Exercise aim —
Retype the data exactly, from its first line to the line containing "const subShift = [0, 0, 0, 0, 0, 0, -23, -7];", including both, and skip any picture.

Exercise materials —
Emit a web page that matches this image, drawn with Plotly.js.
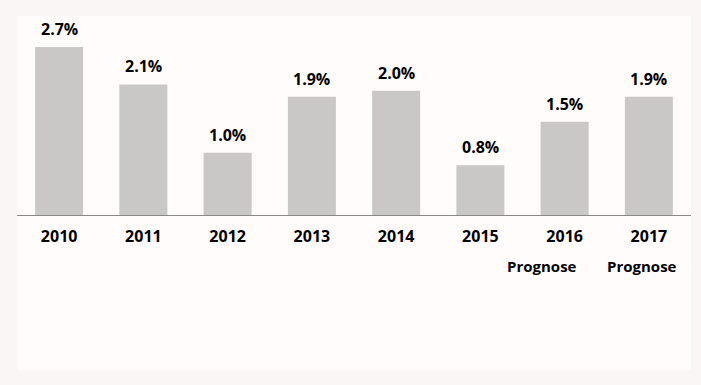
<!DOCTYPE html>
<html>
<head>
<meta charset="utf-8">
<script src="https://cdn.plot.ly/plotly-3.0.1.min.js"></script>
<style>html,body{margin:0;padding:0;background:#fbf6f6;}</style>
</head>
<body>
<div id="chart" style="width:701px;height:385px;"></div>
<script>
const years = ["2010", "2011", "2012", "2013", "2014", "2015", "2016", "2017"];
const values = [2.7, 2.1, 1.0, 1.9, 2.0, 0.8, 1.5, 1.9];
const labels = ["2.7%", "2.1%", "1.0%", "1.9%", "2.0%", "0.8%", "1.5%", "1.9%"];
const subLabels = ["", "", "", "", "", "", "Prognose", "Prognose"];

const FONT = "Open Sans, Segoe UI, sans-serif";
// horizontal offsets of the second label line as seen in the reference
const subShift = [0, 0, 0, 0, 0, 0, -23, -7];

const annotations = [];
years.forEach((y, i) => {
  annotations.push({
    x: i, y: values[i], xref: "x", yref: "y",
    text: "<b>" + labels[i] + "</b>", showarrow: false,
    yanchor: "bottom", yshift: 5,
    font: {family: FONT, size: 16, color: "#000000"}
  });
  if (subLabels[i]) {
    annotations.push({
      x: i, y: 0, xref: "x", yref: "paper",
      text: "<b>" + subLabels[i] + "</b>", showarrow: false,
      yanchor: "middle", yshift: -51, xshift: subShift[i],
      font: {family: FONT, size: 15, color: "#000000"}
    });
  }
});

Plotly.newPlot("chart", [{
  type: "bar",
  x: years,
  y: values,
  marker: {color: "#c9c8c6"},
  width: 0.57,
  hoverinfo: "none"
}], {
  width: 701, height: 385,
  margin: {l: 17, r: 10, t: 16, b: 170},
  paper_bgcolor: "#fbf6f6",
  plot_bgcolor: "rgba(0,0,0,0)",
  showlegend: false,
  xaxis: {
    type: "category",
    range: [-0.5, 7.5],
    showgrid: false, zeroline: false,
    showline: true, linecolor: "#898989", linewidth: 1,
    ticks: "", ticklabelstandoff: 7,
    tickfont: {family: FONT, size: 16, color: "#000", weight: "bold"}
  },
  yaxis: {
    range: [0, 3.2],
    visible: false, showgrid: false, zeroline: false
  },
  shapes: [{
    type: "rect", xref: "paper", yref: "paper",
    x0: 0, x1: 1, y0: -0.779, y1: 1,
    fillcolor: "#fffcfb", line: {width: 0}, layer: "below"
  }],
  annotations: annotations
}, {displayModeBar: false});
</script>
</body>
</html>
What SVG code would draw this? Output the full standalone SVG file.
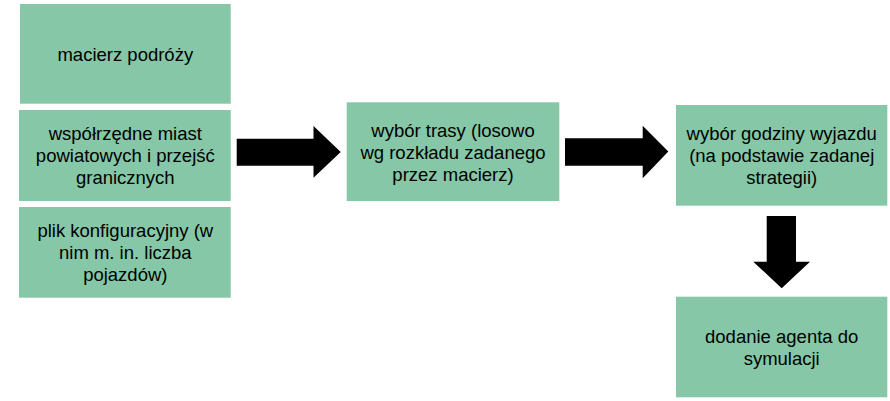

Exercise output —
Emit a web page that matches this image, drawn with Plotly.js.
<!DOCTYPE html>
<html>
<head>
<meta charset="utf-8">
<script src="https://cdn.plot.ly/plotly-3.0.1.min.js"></script>
<style>html,body{margin:0;padding:0;background:#fbf6f6;}</style>
</head>
<body>
<div id="chart" style="width:701px;height:385px;"></div>
<script>
const years = ["2010", "2011", "2012", "2013", "2014", "2015", "2016", "2017"];
const values = [2.7, 2.1, 1.0, 1.9, 2.0, 0.8, 1.5, 1.9];
const labels = ["2.7%", "2.1%", "1.0%", "1.9%", "2.0%", "0.8%", "1.5%", "1.9%"];
const subLabels = ["", "", "", "", "", "", "Prognose", "Prognose"];

const FONT = "Open Sans, Segoe UI, sans-serif";
// horizontal offsets of the second label line as seen in the reference
const subShift = [0, 0, 0, 0, 0, 0, -23, -7];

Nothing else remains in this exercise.